By Kishori Krishnan Exclusive To Iron Investing News
Its open sesame for Western Labrador business owners who are celebrating the reopening Monday of the Labrador City iron ore mine. The Iron Ore Company of Canada (IOC) shut it down for five weeks this summer after iron ore prices plummeted.
Many mine workers left the area while the mine was closed. Local businesses took a big hit. “We had five hard weeks. It was very slow, extremely slow, but this afternoon there seems to be more people around than what we have seen over the past five weeks,” said Linda Park, manager of the Carol Wabush Co-op. But while the economy is showing signs of turning around, IOC says it’s still too soon to consider restarting the mine’s nearly $1-billion expansion project that was being discussed last year.
Iron ore prices dropped because two of IOC’s main purchasers, China and the U.S. auto industry, bought less ore to make steel during the recession. Any which way, back to business is always good news.
In an ongoing saga, four Rio Tinto employees were officially arrested Tuesday, by the Chinese government, on being charged with trade secret infringement and bribery. The charges are a notch lower from the earlier espionage charges in a case that has considerably strained ties with Australia, a key trading partner.
Allaying fears, China’s vice minister of commerce Fu Ziying said that the Rio Tinto case “will not and should not hurt trade and economic ties between China and Australia. This will not hurt China’s efforts in terms of attracting foreign direct investment (FDI)” and would “benefit China’s attraction of FDI.”
London and Melbourne-based Rio Tinto has long denied the allegations. The company has also demanded its employees have access to a lawyer.
Getting around the stalled talks, Chinese steel mills had started buying more iron ore from Brazil and India, although Rio Tinto and BHP Billiton have denied reports they are selling less iron ore to China and say it is “business as usual”
China’s iron ore prices talks had thrown up a lot of dirt this year. The small steel mill owners are often the forgotten victims of the failure in recent months of the China Iron and Steel Association (CISA) to reach an agreement with the big iron ore producers: the Australian mining company Rio Tinto, the British-Australian BHP Billiton and Brazilian company Vale.

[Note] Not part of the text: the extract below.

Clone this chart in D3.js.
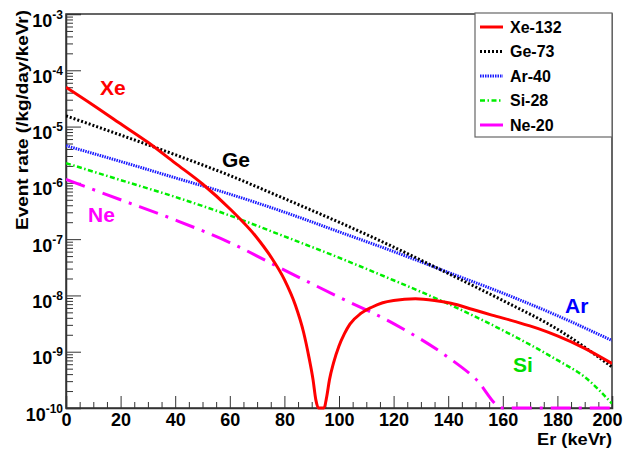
<!DOCTYPE html>
<html>
<head>
<meta charset="utf-8">
<script src="https://cdn.jsdelivr.net/npm/d3@7"></script>
<style>
  body { margin: 0; background: #fff; }
  text { font-family: "Liberation Sans", Arial, Helvetica, sans-serif; font-weight: bold; }
</style>
</head>
<body>
<div id="chart"></div>
<script>
// recoil energies (keVr) for the smooth targets
var energy = [0, 20, 40, 60, 80, 100, 120, 140, 160, 180, 200];
var geRate = [1.55e-5, 7.08e-6, 3.16e-6, 1.35e-6, 5.25e-7, 2.0e-7, 7.24e-8, 2.45e-8, 8.13e-9, 2.51e-9, 5.37e-10];
var arRate = [4.57e-6, 2.40e-6, 1.23e-6, 6.31e-7, 3.02e-7, 1.35e-7, 6.03e-8, 2.57e-8, 1.10e-8, 4.37e-9, 1.58e-9];

var siEnergy = [0, 20, 40, 60, 80, 100, 120, 140, 160, 180, 190, 200];
var siRate = [2.24e-6, 1.12e-6, 5.62e-7, 2.63e-7, 1.12e-7, 4.68e-8, 1.86e-8, 7.08e-9, 2.40e-9, 7.08e-10, 3.55e-10, 1.20e-10];

var neEnergy = [0, 20, 40, 60, 80, 100, 120, 140, 150, 160, 170, 180, 200];
var neRate = [1.15e-6, 5.01e-7, 2.19e-7, 8.71e-8, 2.82e-8, 9.33e-9, 3.16e-9, 7.94e-10, 3.31e-10, 1.0e-10, 2.5e-11, 6.3e-12, 3.2e-13];

// xenon has a form factor zero near 93 keVr
var xeEnergy = [0, 10, 20, 30, 40, 50, 60, 70, 75, 80, 84, 87, 89, 90.5, 91.5, 92.5, 93.5, 94.5, 95.5, 96.5, 98,
                100, 102, 104, 108, 112, 116, 120, 128, 135, 141, 149, 156, 165, 173, 180, 190, 200];
var xeRate = [5.01e-5, 2.40e-5, 1.12e-5, 5.25e-6, 2.24e-6, 9.55e-7, 3.47e-7, 1.05e-7, 4.90e-8, 1.91e-8, 6.76e-9, 2.24e-9, 7.94e-10, 3.16e-10, 1.41e-10, 4.0e-11, 1.0e-13, 4.0e-11, 1.58e-10, 3.16e-10, 6.31e-10,
              1.26e-9, 2.09e-9, 3.09e-9, 4.79e-9, 6.17e-9, 7.41e-9, 8.13e-9, 8.71e-9, 8.13e-9, 7.24e-9, 5.62e-9, 4.47e-9, 3.39e-9, 2.57e-9, 1.91e-9, 1.15e-9, 6.17e-10];

var xTicks = [0, 20, 40, 60, 80, 100, 120, 140, 160, 180, 200];
var yTickExp = [-3, -4, -5, -6, -7, -8, -9, -10];
var legendNames = ["Xe-132", "Ge-73", "Ar-40", "Si-28", "Ne-20"];

var W = 623, H = 450;
var margin = {top: 14, right: 11, bottom: 42, left: 66},
    width = W - margin.left - margin.right,
    height = H - margin.top - margin.bottom;

var svg = d3.select("#chart").append("svg")
    .attr("width", W).attr("height", H);
var g = svg.append("g")
    .attr("transform", "translate(" + margin.left + "," + margin.top + ")");

var x = d3.scaleLinear().domain([0, 200]).range([0, width]);
var y = d3.scaleLog().domain([1e-10, 1e-3]).range([height, 0]).clamp(true);

var axisColor = "#333";

// minor ticks
var yMinor = [];
yTickExp.slice(1).forEach(function(e) {
  for (var k = 2; k <= 9; k++) yMinor.push(k * Math.pow(10, e));
});
var xMinor = d3.range(0, 201, 5).filter(function(v) { return v % 20 !== 0; });

g.append("g").attr("class", "yminor")
  .call(d3.axisLeft(y).tickValues(yMinor).tickSize(-7).tickFormat(""));
g.append("g").attr("class", "xminor")
  .attr("transform", "translate(0," + height + ")")
  .call(d3.axisBottom(x).tickValues(xMinor).tickSize(-6).tickFormat(""));

var yAxis = g.append("g").attr("class", "yaxis")
  .call(d3.axisLeft(y).tickValues(yTickExp.map(function(e) { return Math.pow(10, e); }))
        .tickSize(-15).tickFormat(""));
var xAxis = g.append("g").attr("class", "xaxis")
  .attr("transform", "translate(0," + height + ")")
  .call(d3.axisBottom(x).tickValues(xTicks).tickSize(-12).tickPadding(6).tickFormat(d3.format("d")));

g.selectAll(".yminor path, .xminor path").remove();
g.selectAll(".tick line").attr("stroke", axisColor).attr("stroke-width", 1);
g.selectAll(".domain").attr("stroke", axisColor).attr("stroke-width", 1.5);

xAxis.selectAll(".tick text")
  .attr("y", 5).attr("dy", "0.71em")
  .attr("x", function(d) { return d === 200 ? -5 : 0; })
  .style("font-size", "18px").attr("fill", "#000");

// y labels as 10 with a superscript exponent
yAxis.selectAll(".tick").each(function(d, i) {
  var t = d3.select(this);
  t.select("text").remove();
  var lab = t.append("text").attr("fill", "#000").attr("text-anchor", "end")
    .attr("x", -3).attr("y", 12);
  lab.append("tspan").text("10").style("font-size", "18px");
  lab.append("tspan").text(yTickExp[i]).attr("dy", -8).style("font-size", "12px");
});

// frame
g.append("rect").attr("width", width).attr("height", height)
  .attr("fill", "none").attr("stroke", axisColor).attr("stroke-width", 1.5);

// curves
svg.append("clipPath").attr("id", "plotclip")
  .append("rect").attr("x", 0).attr("y", -2).attr("width", width).attr("height", height + 4);

var line = d3.line()
  .x(function(d) { return x(d[0]); })
  .y(function(d) { return y(d[1]); })
  .curve(d3.curveMonotoneX);

var series = [
  {name: "Ne-20", e: neEnergy, r: neRate, color: "#ff00ff", w: 3, dash: "20,8,3,8"},
  {name: "Si-28", e: siEnergy, r: siRate, color: "#00ee00", w: 2.5, dash: "5,2.5,1.5,2.5"},
  {name: "Ar-40", e: energy, r: arRate, color: "#1a1aff", w: 3, dash: "1.5,1"},
  {name: "Ge-73", e: energy, r: geRate, color: "#000000", w: 3, dash: "2,2"},
  {name: "Xe-132", e: xeEnergy, r: xeRate, color: "#ff0000", w: 3, dash: null}
];

var curves = g.append("g").attr("clip-path", "url(#plotclip)");
series.forEach(function(s) {
  var pts = s.e.map(function(v, i) { return [v, s.r[i]]; });
  curves.append("path").datum(pts)
    .attr("d", line)
    .attr("fill", "none")
    .attr("stroke", s.color)
    .attr("stroke-width", s.w)
    .attr("stroke-dasharray", s.dash);
});

// curve labels
var labels = [
  {t: "Xe", x: 100, y: 95, c: "#ff0000"},
  {t: "Ge", x: 222, y: 167, c: "#000000"},
  {t: "Ne", x: 88, y: 222, c: "#ff00ff"},
  {t: "Ar", x: 565, y: 313, c: "#0000ff"},
  {t: "Si", x: 513, y: 372, c: "#00dd00"}
];
svg.selectAll("text.clabel").data(labels).enter().append("text")
  .attr("class", "clabel")
  .attr("x", function(d) { return d.x; })
  .attr("y", function(d) { return d.y; })
  .attr("fill", function(d) { return d.c; })
  .style("font-size", "21px")
  .text(function(d) { return d.t; });

// axis titles
svg.append("text")
  .attr("x", 612).attr("y", 445)
  .attr("text-anchor", "end")
  .style("font-size", "17px")
  .attr("textLength", 75).attr("lengthAdjust", "spacingAndGlyphs")
  .text("Er (keVr)");
svg.append("text")
  .attr("transform", "translate(28,10) rotate(-90)")
  .attr("text-anchor", "end")
  .style("font-size", "17px")
  .attr("textLength", 220).attr("lengthAdjust", "spacingAndGlyphs")
  .text("Event rate (/kg/day/keVr)");

// legend
var leg = svg.append("g").attr("transform", "translate(475,13)");
leg.append("rect").attr("width", 137).attr("height", 124)
  .attr("fill", "#fff").attr("stroke", "#666").attr("stroke-width", 1.2);
legendNames.forEach(function(n, i) {
  var s = series.filter(function(d) { return d.name === n; })[0];
  var yy = 14 + i * 24.5;
  leg.append("line").attr("x1", 5).attr("x2", 28).attr("y1", yy).attr("y2", yy)
    .attr("stroke", s.color).attr("stroke-width", s.w)
    .attr("stroke-dasharray", s.name === "Ne-20" ? null : s.dash);
  leg.append("text").attr("x", 35).attr("y", yy).attr("dy", "0.35em")
    .style("font-size", "16px").text(n);
});
</script>
</body>
</html>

Small mills have been left trying to get iron ore at any price, often at inflated levels, from the traders and big steel producers. While China’s dispute with the international mining companies raged in boardrooms around the world, they still had steel mills to fire up.
Rizhao International Iron Ore Trading Center, located on the fourth floor of China Construction Bank in a development zone in the Shandong port city, was opened in May by three local iron ore traders, Huaxin Gongmao, Wanbao and Zhongrui, as well as two e-commerce companies.
The deal was seen as an attempt to get price information for the smaller steel companies that were without their own import licences. This, even as China bought record volumes of oil and iron ore in July as automakers, steel producers and builders expanded output to meet rising demand driven by the nation’s $586 billion stimulus spending.
Oil imports jumped 18 per cent to 19.6 million metric tons, and iron ore purchases rose 5 per cent to 58.1 million tons from a month ago, the Beijing-based customs said on its Web site. The second-largest energy user and biggest iron ore buyer spent a combined $13.8 billion on the commodities.
Rio Tinto Group, the world’s second-largest exporter of iron ore, is seeing strong demand driven by China and its operations are running “flat out,” Sam Walsh, head of the business, said in Melbourne.
Crude steel production in China, the world’s biggest maker, surged 13 per cent last month to 50.7 million tons, the National Bureau of Statistics also said in Beijing. That’s the third consecutive record monthly high, according to Bloomberg data. Iron ore is used in steelmaking.
“Iron ore restocking pushed up the imports and prices as the stimulus package drives up steel demand,” said Helen Wang, a Shanghai-based analyst with DBS Vickers Hong Kong Ltd., “Steelmakers have the motivation to ramp up production with higher steel prices.”
Iron ore inventories at China’s major ports have risen 29 per cent to 75.2 million tons on August 7, reaching the highest since a record 75.5 million tons last September, according to figures from the Beijing Antaike Information Development Co.
“Total demand has increased and China has got to import to fill the incremental demand growth,” said Henry Liu of Macquarie Bank in Shanghai.
China imported 58.08 million tonnes of iron ore in July, the highest monthly volume on record and up 31.8 per cent from the same period last year, the country’s customs authority said on Tuesday.
The China Iron and Steel Association CISA has attempted to cajole traders and small mills into cutting iron ore imports, in a bid to bolster its position during protracted contract price talks with foreign miners Rio Tinto (RIO.AX)(RIO.L), BHP Billiton (BHP.AX) and Vale (VALE5.SA).